In the interim, here’s a workaround I’ve come up with – instead of using nsrmm -d to delete the saveset, instead run:
# nsrmm -w now -e now -S ssid
To mark the saveset as immediately recyclable. Then run “nsrim -X” to force a purge. That will work. If you have scripts though that manually delete savesets from disk backup units, you should act now to update them.
[Update – 2009-04-30]
It would appear as well that if you delete then attempt to reclaim space, NetWorker will flag the “scan required” flag for a volume. Assuming you’re 100% OK with what you’ve manually deleted and then purged from disk using rm, you can probably safely clear the flag (nsrmm -o notscan). If you’re feeling paranoid, unmount the volume, scan it, then clear the flag.
[Update – 2009-05-06]
Confirmed this isn’t present in vanilla 7.5. It seemed to occur in 7.5.1.
[Update – 2009-06-16]
Cumulative patches for 7.5.1 have been released; according to EMC support these patches include the fixes for addressing this issue, allowing a return to normal operations. If you’re having this issue, make sure you touch base with EMC support or your EMC support partner to get access to the patches. (Note: I’ve not had a chance to review the cumulative patches, so I can’t vouch for them yet.)
[Update 2009-08-11]
I forgot to update earlier; the cumulative patches (7.5.1.2 in the case of what I received) did properly incorporate the patch for this issue.
Preston,
Please be aware that if you clone savesets from adv_file to tape and you expire the saveset on the adv_file with savesetclone id you will also expire the clone on tape.

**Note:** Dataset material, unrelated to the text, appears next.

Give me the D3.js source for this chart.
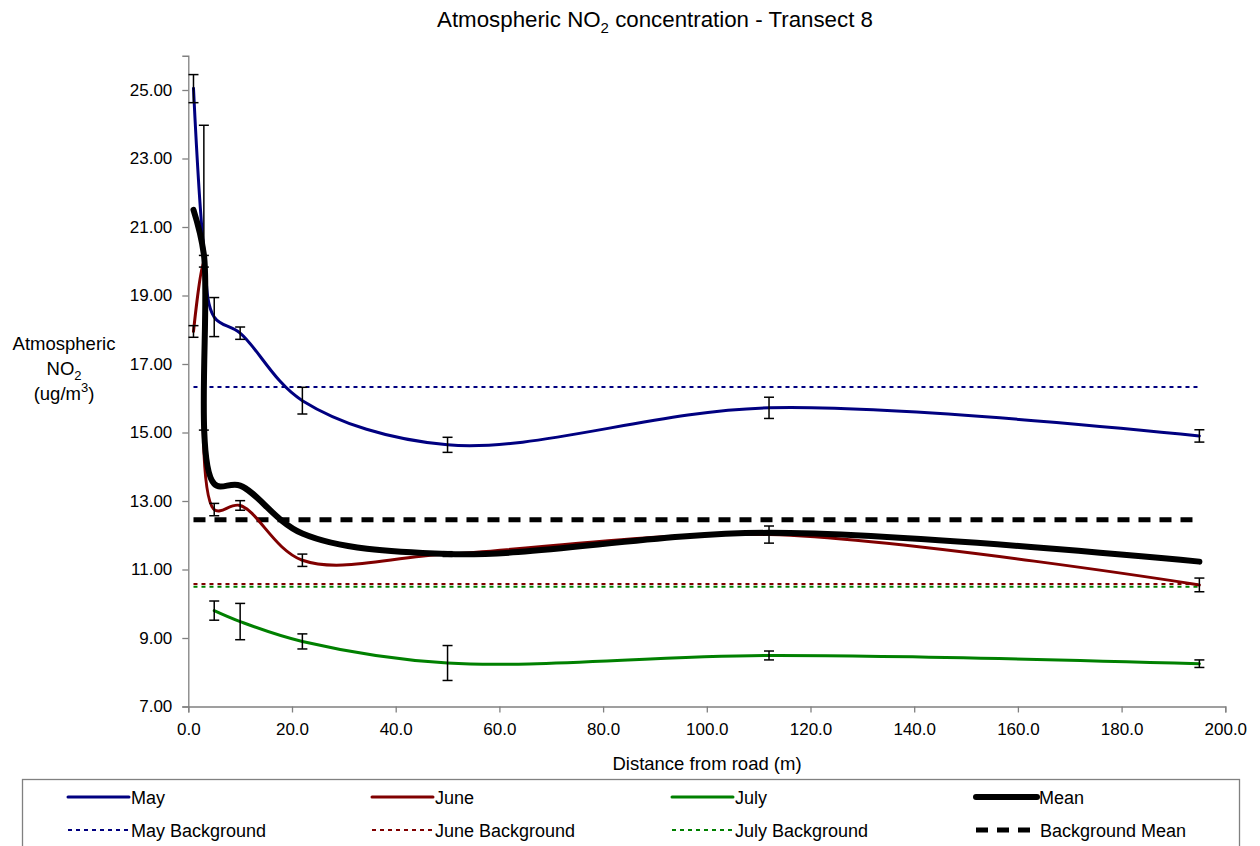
<!DOCTYPE html>
<html>
<head>
<meta charset="utf-8">
<script src="https://cdn.jsdelivr.net/npm/d3@7"></script>
<style>
	body { margin: 0; background: #fff; }
	svg text { font-family: "Liberation Sans", Arial, sans-serif; fill: #000; }
</style>
</head>
<body>
<svg id="plot" width="1260" height="846"></svg>
<script>

// distance from road (m)
const DIST = [1, 3, 5, 10, 22, 50, 112, 195];
const DIST_JULY = [5, 10, 22, 50, 112, 195];

const MAY = [25.05, 20.35, 18.37, 17.9, 15.93, 14.64, 15.72, 14.9];
const MAY_ERR_UP = [0.40, 3.62, 0.57, 0.18, 0.39, 0.22, 0.31, 0.18];
const MAY_ERR_DOWN = [0.42, 5.28, 0.57, 0.18, 0.39, 0.22, 0.31, 0.18];

const JUNE = [17.95, 20.0, 12.75, 12.87, 11.27, 11.45, 12.02, 10.55];
const JUNE_ERR = [0.17, 0.17, 0.18, 0.14, 0.18, 0.07, 0.25, 0.2];

const JULY = [9.8, 9.48, 8.9, 8.27, 8.49, 8.25];
const JULY_ERR = [0.28, 0.53, 0.22, 0.51, 0.13, 0.11];

const MEAN = [21.5, 20.2, 13.5, 13.45, 12.05, 11.45, 12.07, 11.23];

// background levels, drawn from first to last sampling distance
const BG_RANGE = [1, 195];
const MAY_BG = 16.33;
const JUNE_BG = 10.58;
const JULY_BG = 10.5;
const MEAN_BG = 12.45;

const Y_TICKS = [7, 9, 11, 13, 15, 17, 19, 21, 23, 25];
const X_TICKS = [0, 20, 40, 60, 80, 100, 120, 140, 160, 180, 200];

const svg = d3.select('#plot');

const x = d3.scaleLinear().domain([0, 200]).range([188.3, 1225.3]);
const y = d3.scaleLinear().domain([7, 26]).range([706.5, 55.75]);

// title
const title = svg.append('text')
	.attr('x', 655).attr('y', 27)
	.attr('text-anchor', 'middle')
	.style('font-size', '22.3px');
title.append('tspan').text('Atmospheric NO');
title.append('tspan').attr('dy', 6).style('font-size', '15px').text('2');
title.append('tspan').attr('dy', -6).text(' concentration - Transect 8');

// axes
const yAxis = d3.axisLeft(y).tickValues(Y_TICKS).tickFormat(d3.format('.2f')).tickSizeOuter(0).tickSize(6).tickPadding(10);
const xAxis = d3.axisBottom(x).tickValues(X_TICKS).tickFormat(d3.format('.1f')).tickSizeOuter(0).tickSize(6).tickPadding(10);

const gy = svg.append('g').attr('transform', `translate(${x(0)},0)`).call(yAxis);
const gx = svg.append('g').attr('transform', `translate(0,${y(7)})`).call(xAxis);
[gx, gy].forEach(g => {
	g.select('.domain').attr('stroke', '#808080').attr('stroke-width', 1.3);
	g.selectAll('.tick line').attr('stroke', '#808080').attr('stroke-width', 1.3);
	g.selectAll('.tick text').style('font-size', '17px').attr('fill', '#000')
		.style('font-family', '"Liberation Sans", Arial, sans-serif');
});

// axis titles
svg.append('text').attr('x', 707).attr('y', 770).attr('text-anchor', 'middle')
	.style('font-size', '18.5px').text('Distance from road (m)');

const yt = svg.append('g').attr('transform', 'translate(64,0)').style('font-size', '18.5px');
yt.append('text').attr('y', 350).attr('text-anchor', 'middle').text('Atmospheric');
const no2 = yt.append('text').attr('y', 375).attr('text-anchor', 'middle');
no2.append('tspan').text('NO');
no2.append('tspan').attr('dy', 5).style('font-size', '13px').text('2');
const unit = yt.append('text').attr('y', 400).attr('text-anchor', 'middle');
unit.append('tspan').text('(ug/m');
unit.append('tspan').attr('dy', -8).style('font-size', '13px').text('3');
unit.append('tspan').attr('dy', 8).text(')');

// background lines
const backgrounds = [
	{ v: MAY_BG, color: '#000080', width: 2, dash: '4,4' },
	{ v: JUNE_BG, color: '#800000', width: 2, dash: '4,4' },
	{ v: JULY_BG, color: '#008000', width: 2, dash: '4,4' },
	{ v: MEAN_BG, color: '#000', width: 5, dash: '12,9' }
];
svg.selectAll('line.bg')
	.data(backgrounds)
	.enter().append('line')
	.attr('class', 'bg')
	.attr('x1', x(BG_RANGE[0])).attr('x2', x(BG_RANGE[1]))
	.attr('y1', d => y(d.v)).attr('y2', d => y(d.v))
	.attr('stroke', d => d.color)
	.attr('stroke-width', d => d.width)
	.attr('stroke-dasharray', d => d.dash);

// smoothed series lines
const line = d3.line()
	.x(d => x(d[0]))
	.y(d => y(d[1]))
	.curve(d3.curveCatmullRom.alpha(0.5));

const series = [
	{ xs: DIST, ys: MAY, color: '#000080', width: 3 },
	{ xs: DIST, ys: JUNE, color: '#800000', width: 3 },
	{ xs: DIST_JULY, ys: JULY, color: '#008000', width: 3 },
	{ xs: DIST, ys: MEAN, color: '#000', width: 6 }
];
svg.selectAll('path.series')
	.data(series)
	.enter().append('path')
	.attr('class', 'series')
	.attr('d', s => line(s.xs.map((d, i) => [d, s.ys[i]])))
	.attr('fill', 'none')
	.attr('stroke', s => s.color)
	.attr('stroke-width', s => s.width)
	.attr('stroke-linejoin', 'round')
	.attr('stroke-linecap', 'round');

// error bars
const errs = [];
DIST.forEach((d, i) => errs.push({ x: d, lo: MAY[i] - MAY_ERR_DOWN[i], hi: MAY[i] + MAY_ERR_UP[i] }));
DIST.forEach((d, i) => errs.push({ x: d, lo: JUNE[i] - JUNE_ERR[i], hi: JUNE[i] + JUNE_ERR[i] }));
DIST_JULY.forEach((d, i) => errs.push({ x: d, lo: JULY[i] - JULY_ERR[i], hi: JULY[i] + JULY_ERR[i] }));

const eb = svg.selectAll('g.err')
	.data(errs)
	.enter().append('g')
	.attr('class', 'err')
	.attr('stroke', '#000')
	.attr('stroke-width', 1.5);
eb.append('line')
	.attr('x1', d => x(d.x)).attr('x2', d => x(d.x))
	.attr('y1', d => y(d.lo)).attr('y2', d => y(d.hi));
eb.append('line')
	.attr('x1', d => x(d.x) - 5).attr('x2', d => x(d.x) + 5)
	.attr('y1', d => y(d.lo)).attr('y2', d => y(d.lo));
eb.append('line')
	.attr('x1', d => x(d.x) - 5).attr('x2', d => x(d.x) + 5)
	.attr('y1', d => y(d.hi)).attr('y2', d => y(d.hi));

// legend
svg.append('rect')
	.attr('x', 22.5).attr('y', 779.5).attr('width', 1217).attr('height', 80)
	.attr('fill', 'none').attr('stroke', '#808080').attr('stroke-width', 1.3);

const legendItems = [
	{ name: 'May', color: '#000080', width: 3, dash: null, lx: 68, row: 0 },
	{ name: 'June', color: '#800000', width: 3, dash: null, lx: 372, row: 0 },
	{ name: 'July', color: '#008000', width: 3, dash: null, lx: 672, row: 0 },
	{ name: 'Mean', color: '#000', width: 6, dash: null, lx: 976, row: 0 },
	{ name: 'May Background', color: '#000080', width: 2, dash: '4,4', lx: 68, row: 1 },
	{ name: 'June Background', color: '#800000', width: 2, dash: '4,4', lx: 372, row: 1 },
	{ name: 'July Background', color: '#008000', width: 2, dash: '4,4', lx: 672, row: 1 },
	{ name: 'Background Mean', color: '#000', width: 5, dash: '12,9', lx: 976, row: 1 }
];
const lg = svg.selectAll('g.legend')
	.data(legendItems)
	.enter().append('g')
	.attr('class', 'legend')
	.attr('transform', d => `translate(${d.lx},${797 + d.row * 33})`);
lg.append('line')
	.attr('x1', 0).attr('x2', 61).attr('y1', 0).attr('y2', 0)
	.attr('stroke', d => d.color)
	.attr('stroke-width', d => d.width)
	.attr('stroke-dasharray', d => d.dash)
	.attr('stroke-linecap', d => d.dash ? 'butt' : 'round');
lg.append('text')
	.attr('x', d => d.dash && d.width > 2 ? 64 : 63).attr('y', 6.5)
	.style('font-size', '18px')
	.text(d => d.name);

</script>
</body>
</html>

We have been testing this on 7.4.4 because we are using the nsrmm -dy -S ssid at this moment are having problems with it. This morning I saw your post and tested it with the above result.
Regards,
J.B.
Of course, this is correct. My post was more about removing savesets from disk that don’t exist anywhere else and you don’t want them to exist.
Yes, if you have copies elsewhere that you want to keep you must always do a:
nsrmm -dy -S ssid/cloneid
To target the specific ssid/cloneid combination that resides on disk only.
Obviously it also equally applies that if you want to expire a specific instance of a saveset, you should also:
nsrmm -e now -w now -S ssid/cloneid
Rather than just “-S ssid”
I did a “nsrmm -e now -w now -S ssid/cloneid” but this also updates the other clones. Just test it and you will see.
Regards,
J.B.
If it’s updating the other clones, I’d suggest it’s a bug then in 7.4.4. In 7.5.1 in fact, the use of “nsrmm -e now” against a single ssid/cloneid combination fails, and instead you need to do say ‘nsrmm -e “+1 minute” -S ssid/cloneid”.
If you’re having problems with deleting savesets on 7.4.4, that’s a problem I’m not aware of in NetWorker as I’d not had problems with that.
Normally savesets should be deleted from disk by staging – this is only something that came about from needing to clean up errant chunks of data.
Heh. Define ‘normal.’ When your Incremental disk tends to have a sooner retention then your Full disk (i.e. the Father-Son setup), then there will be scripts in play to remove the old ssids on disk.
At least in older versions of NW. I’m still working towards my software upgrade (the ‘dependent’ upgrades are still occurring).
–TSK
I’ve tested a patch for nsrmmd for 7.5.1 on Solaris/Sparc and Linux/64-bit, and it works – savesets can be safely deleted and space is properly reclaimed from the ADV_FILE type devices.
It’s going to be incorporated into the first 7.5.1 patch cluster, and I’m also requesting access to ports to the following platforms: Linux 32-bit, Linux 64-bit, Solaris/Sparc, Solaris/AMD, Windows 32-bit, Windows 64-bit.
In the meantime if you need access to this patch, the bug record associated with the escalation was LGTsc29561. Asking EMC support for the patch associated with this escalation should do the trick.